Business scenarios #

Cache avalanches are not uncommon in business scenarios, and systems such as Weibo and Twitter encountered them many times in their early years of operation. For example, when Weibo initially used consistent hashing + rehashing strategy for many business caches, when a sudden flood of traffic arrived, some cache nodes became overloaded and crashed, resulting in their requests being redirected to other cache nodes, causing other cache nodes to also become overloaded and abnormal, ultimately resulting in overloading of the entire cache pool. In addition, if there is a power outage in the machine room, causing multiple cache nodes to go down, a large number of requests will directly hit the DB, causing the DB to become overloaded and blocked, resulting in abnormal system operation. The system gradually returns to normal after the cache machines are powered back on, the DB restarts, and the data is gradually warmed up.

Solutions #

To prevent cache avalanches, here are three solutions.

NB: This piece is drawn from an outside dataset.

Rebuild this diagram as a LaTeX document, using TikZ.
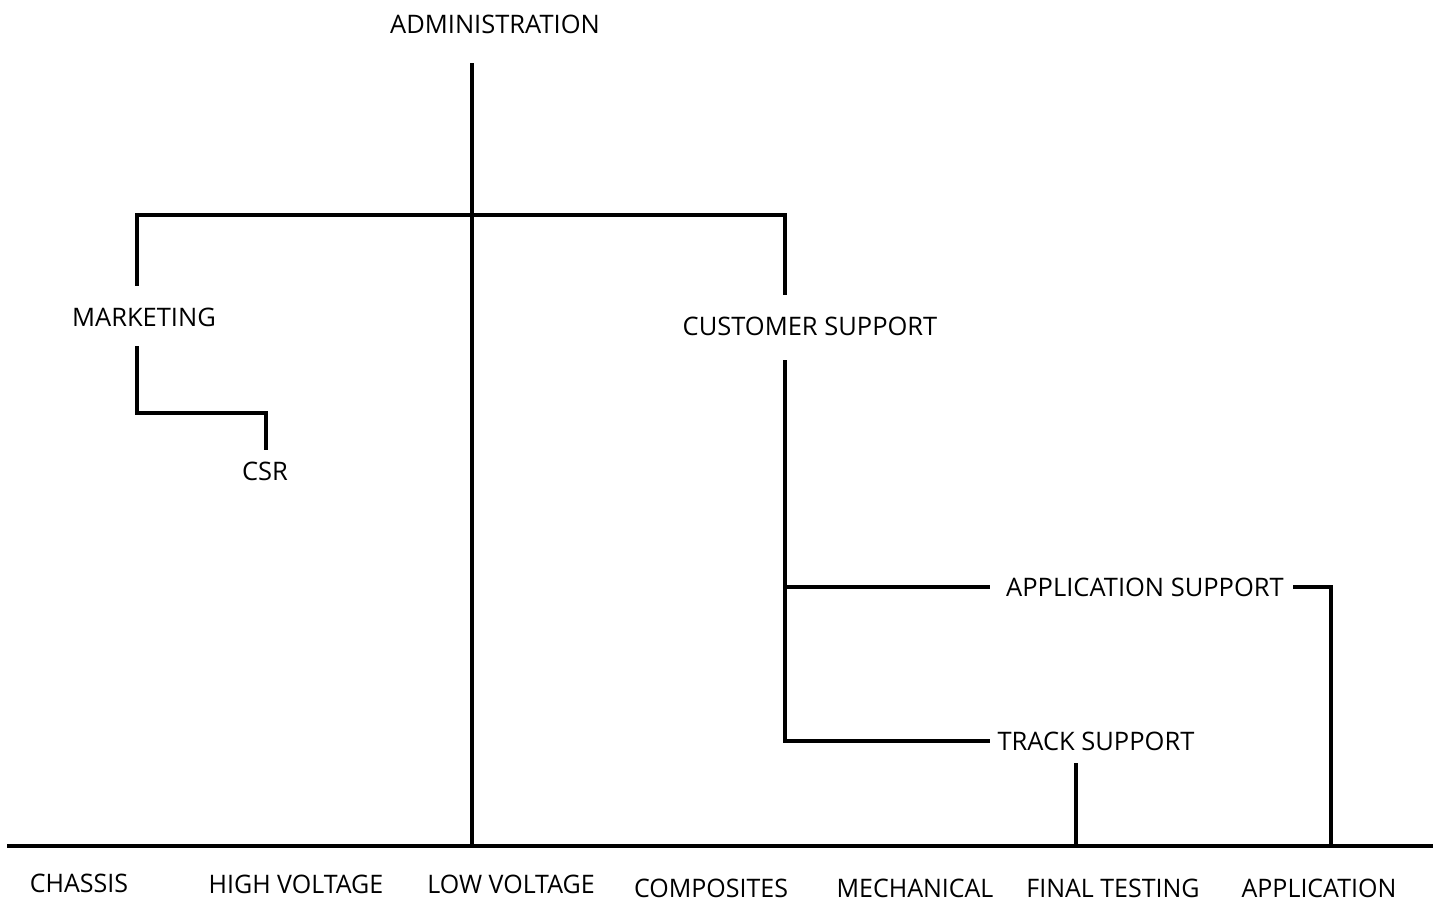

Solution 1: Add read and write switches to the business DB. When it is found that DB requests are slow and blocking, and the number of slow requests exceeds a certain threshold, the read switch will be turned off, and some or all of the requests for reading from the DB will fail fast and return immediately. Once the DB recovers, the read switch will be turned back on. The diagram below shows the process.

Solution 2: Add multiple copies of the cache. If the cache fails or there is a cache miss, other cache copies are read, and the multiple cache copies are deployed in different racks as much as possible to ensure that the cache system can provide services normally in any situation.
Solution 3: Monitor the cache system in real-time. When the ratio of slow requests exceeds a certain threshold, send timely alerts and take timely recovery actions through machine replacement, service replacement, etc. Various automatic failover strategies can also be used to automatically close abnormal interfaces, stop edge services, stop some non-core features, etc., to ensure the normal operation of core functions in extreme scenarios.

In fact, Weibo’s platform system has adopted all three solutions to avoid cache avalanches.